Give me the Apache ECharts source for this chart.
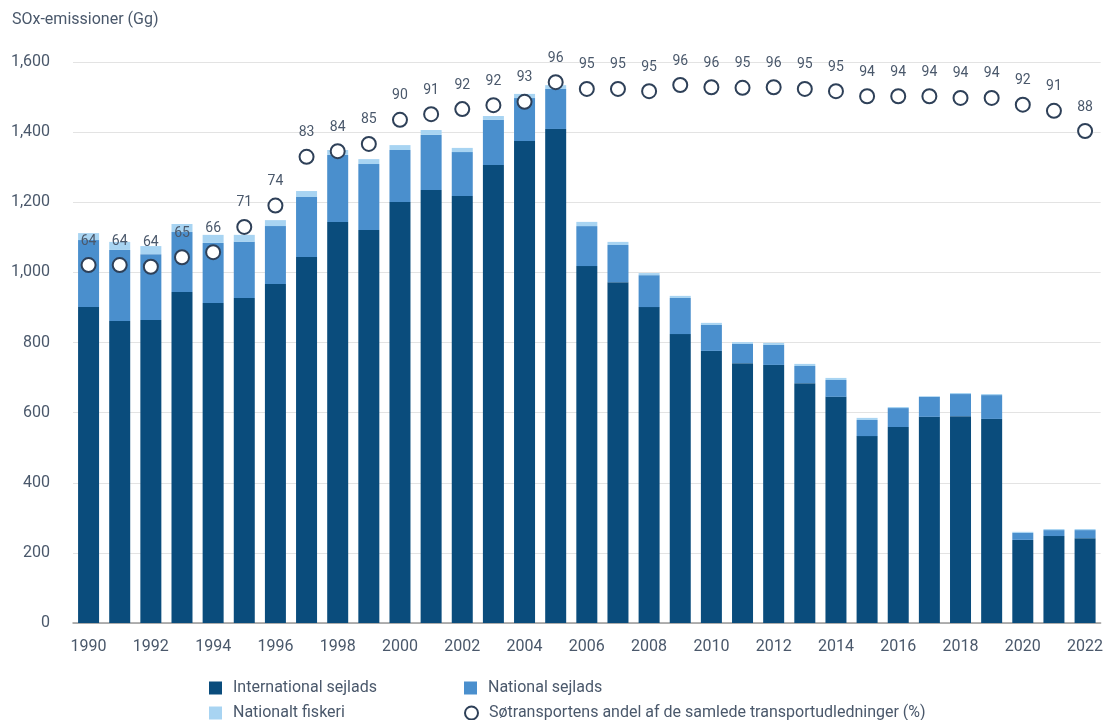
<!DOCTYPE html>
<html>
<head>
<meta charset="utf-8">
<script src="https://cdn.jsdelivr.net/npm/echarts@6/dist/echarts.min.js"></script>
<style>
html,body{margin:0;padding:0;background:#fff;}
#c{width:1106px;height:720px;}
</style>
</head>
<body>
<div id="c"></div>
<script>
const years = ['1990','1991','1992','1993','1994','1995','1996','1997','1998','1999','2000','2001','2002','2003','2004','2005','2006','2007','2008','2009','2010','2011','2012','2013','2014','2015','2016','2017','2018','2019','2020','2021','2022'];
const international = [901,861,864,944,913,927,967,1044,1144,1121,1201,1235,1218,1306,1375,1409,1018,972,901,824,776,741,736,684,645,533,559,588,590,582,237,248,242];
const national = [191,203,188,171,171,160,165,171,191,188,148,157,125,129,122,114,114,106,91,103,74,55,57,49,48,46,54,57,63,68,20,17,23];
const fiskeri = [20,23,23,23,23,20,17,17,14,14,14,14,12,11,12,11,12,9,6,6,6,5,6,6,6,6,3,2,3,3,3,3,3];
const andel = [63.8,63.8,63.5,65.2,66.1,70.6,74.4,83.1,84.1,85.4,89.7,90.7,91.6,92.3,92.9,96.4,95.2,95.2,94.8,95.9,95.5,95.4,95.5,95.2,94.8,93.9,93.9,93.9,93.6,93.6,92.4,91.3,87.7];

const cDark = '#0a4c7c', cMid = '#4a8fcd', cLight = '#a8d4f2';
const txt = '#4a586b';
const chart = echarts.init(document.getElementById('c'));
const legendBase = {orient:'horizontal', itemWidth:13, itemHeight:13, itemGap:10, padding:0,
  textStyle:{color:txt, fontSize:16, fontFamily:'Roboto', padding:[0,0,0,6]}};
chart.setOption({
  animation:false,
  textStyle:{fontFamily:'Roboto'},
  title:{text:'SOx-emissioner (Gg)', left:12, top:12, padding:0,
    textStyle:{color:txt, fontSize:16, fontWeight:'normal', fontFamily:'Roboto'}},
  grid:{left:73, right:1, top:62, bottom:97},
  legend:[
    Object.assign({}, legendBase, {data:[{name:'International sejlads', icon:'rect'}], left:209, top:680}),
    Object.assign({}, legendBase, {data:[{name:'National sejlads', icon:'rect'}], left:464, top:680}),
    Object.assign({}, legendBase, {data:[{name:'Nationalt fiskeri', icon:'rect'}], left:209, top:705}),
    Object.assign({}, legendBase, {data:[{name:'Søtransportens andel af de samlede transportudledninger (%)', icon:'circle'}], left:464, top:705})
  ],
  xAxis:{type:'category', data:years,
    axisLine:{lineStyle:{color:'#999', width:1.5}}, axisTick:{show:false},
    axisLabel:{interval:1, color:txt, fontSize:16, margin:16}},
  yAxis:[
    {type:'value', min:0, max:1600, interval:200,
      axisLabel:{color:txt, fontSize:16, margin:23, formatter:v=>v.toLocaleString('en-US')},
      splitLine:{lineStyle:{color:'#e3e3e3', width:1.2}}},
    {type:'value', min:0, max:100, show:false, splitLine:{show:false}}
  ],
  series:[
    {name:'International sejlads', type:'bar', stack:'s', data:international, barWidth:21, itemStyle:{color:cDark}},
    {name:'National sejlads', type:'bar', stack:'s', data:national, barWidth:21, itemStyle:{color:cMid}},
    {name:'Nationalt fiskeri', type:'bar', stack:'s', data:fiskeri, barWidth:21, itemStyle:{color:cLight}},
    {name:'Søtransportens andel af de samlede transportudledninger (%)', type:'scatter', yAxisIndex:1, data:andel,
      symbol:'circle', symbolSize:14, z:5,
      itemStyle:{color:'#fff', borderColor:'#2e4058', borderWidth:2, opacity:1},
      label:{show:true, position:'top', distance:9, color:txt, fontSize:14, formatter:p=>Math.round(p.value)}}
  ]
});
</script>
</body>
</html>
================
■ Work to complete
Transcribe all of the material exactly, leaving out whatever pictures it contains.

■ Written answer
Give me the Apache ECharts source for this chart.
<!DOCTYPE html>
<html>
<head>
<meta charset="utf-8">
<script src="https://cdn.jsdelivr.net/npm/echarts@6/dist/echarts.min.js"></script>
<style>
html,body{margin:0;padding:0;background:#fff;}
#c{width:1106px;height:720px;}
</style>
</head>
<body>
<div id="c"></div>
<script>
const years = ['1990','1991','1992','1993','1994','1995','1996','1997','1998','1999','2000','2001','2002','2003','2004','2005','2006','2007','2008','2009','2010','2011','2012','2013','2014','2015','2016','2017','2018','2019','2020','2021','2022'];
const international = [901,861,864,944,913,927,967,1044,1144,1121,1201,1235,1218,1306,1375,1409,1018,972,901,824,776,741,736,684,645,533,559,588,590,582,237,248,242];
const national = [191,203,188,171,171,160,165,171,191,188,148,157,125,129,122,114,114,106,91,103,74,55,57,49,48,46,54,57,63,68,20,17,23];
const fiskeri = [20,23,23,23,23,20,17,17,14,14,14,14,12,11,12,11,12,9,6,6,6,5,6,6,6,6,3,2,3,3,3,3,3];
const andel = [63.8,63.8,63.5,65.2,66.1,70.6,74.4,83.1,84.1,85.4,89.7,90.7,91.6,92.3,92.9,96.4,95.2,95.2,94.8,95.9,95.5,95.4,95.5,95.2,94.8,93.9,93.9,93.9,93.6,93.6,92.4,91.3,87.7];

const cDark = '#0a4c7c', cMid = '#4a8fcd', cLight = '#a8d4f2';
const txt = '#4a586b';
const chart = echarts.init(document.getElementById('c'));
const legendBase = {orient:'horizontal', itemWidth:13, itemHeight:13, itemGap:10, padding:0,
  textStyle:{color:txt, fontSize:16, fontFamily:'Roboto', padding:[0,0,0,6]}};
chart.setOption({
  animation:false,
  textStyle:{fontFamily:'Roboto'},
  title:{text:'SOx-emissioner (Gg)', left:12, top:12, padding:0,
    textStyle:{color:txt, fontSize:16, fontWeight:'normal', fontFamily:'Roboto'}},
  grid:{left:73, right:1, top:62, bottom:97},
  legend:[
    Object.assign({}, legendBase, {data:[{name:'International sejlads', icon:'rect'}], left:209, top:680}),
    Object.assign({}, legendBase, {data:[{name:'National sejlads', icon:'rect'}], left:464, top:680}),
    Object.assign({}, legendBase, {data:[{name:'Nationalt fiskeri', icon:'rect'}], left:209, top:705}),
    Object.assign({}, legendBase, {data:[{name:'Søtransportens andel af de samlede transportudledninger (%)', icon:'circle'}], left:464, top:705})
  ],
  xAxis:{type:'category', data:years,
    axisLine:{lineStyle:{color:'#999', width:1.5}}, axisTick:{show:false},
    axisLabel:{interval:1, color:txt, fontSize:16, margin:16}},
  yAxis:[
    {type:'value', min:0, max:1600, interval:200,
      axisLabel:{color:txt, fontSize:16, margin:23, formatter:v=>v.toLocaleString('en-US')},
      splitLine:{lineStyle:{color:'#e3e3e3', width:1.2}}},
    {type:'value', min:0, max:100, show:false, splitLine:{show:false}}
  ],
  series:[
    {name:'International sejlads', type:'bar', stack:'s', data:international, barWidth:21, itemStyle:{color:cDark}},
    {name:'National sejlads', type:'bar', stack:'s', data:national, barWidth:21, itemStyle:{color:cMid}},
    {name:'Nationalt fiskeri', type:'bar', stack:'s', data:fiskeri, barWidth:21, itemStyle:{color:cLight}},
    {name:'Søtransportens andel af de samlede transportudledninger (%)', type:'scatter', yAxisIndex:1, data:andel,
      symbol:'circle', symbolSize:14, z:5,
      itemStyle:{color:'#fff', borderColor:'#2e4058', borderWidth:2, opacity:1},
      label:{show:true, position:'top', distance:9, color:txt, fontSize:14, formatter:p=>Math.round(p.value)}}
  ]
});
</script>
</body>
</html>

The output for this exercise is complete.